This paper will be for the readings:
1. The Economics of Networks, Nicholas Economides
2. What really matters in auction design, Klemperer
3. Bug Auctions: Vulnerability Markets Reconsidered, Ozment
        Since I already covered Economics of Networks in the extra credit write-up from last week I’ll focus on the two auction papers. I had not thought of some of the forms of collusion put forth in the Klemperer paper before. I get the picture in my head of wolfs nipping at each other over who gets the best parts of a caribou carcass, using largely nonverbal collusion. The fight between McLeod and U.S. West over the Minnesota spectrum was interesting: You let me have what I want, and won’t bid up prices where you have the most interest.
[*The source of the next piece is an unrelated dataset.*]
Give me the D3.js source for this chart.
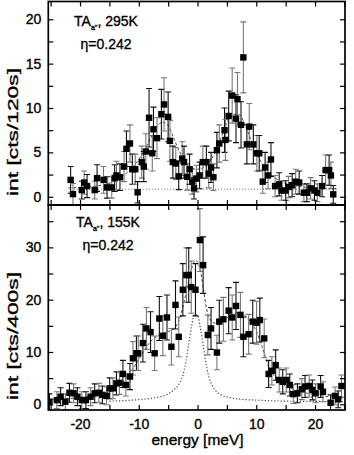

        The “Winner’s Curse” has a nice corresponding idea in warfare: Pyrrhic victory. King Pyrrhus of Epirus won battles against the Romans, but the losses were so great his army was vastly weakened. I imagine the “Winners Curse” being a larger problem for firms with fewer resources; larger firms may be willing to take the losses to drive out the competition via attrition (sort of like the Romans to Pyrrhus or Russians to the Germans). This is sort of like predatory pricing, with the hope being to someday be a monopoly. Also, the stories of promised Pyrrhic victories from page 174, especially Pacific Telephone hiring a prominent auction theorist to give seminars to the competition on the Winner’s Curse, were amusing.
        On the subject of reserve prices: I wonder how often the values are set at the wrong levels in government run auctions? I’d have liked to see more information on this, and how good reserve prices are to be chosen. Consulting experts I imagine, and comparing similar auctions (which I’ve been told caused part of the bubble in one speculation market: Comic books). A few less than rational actors bid up a similar item, and then others expect to be able to sell their items for similar amounts.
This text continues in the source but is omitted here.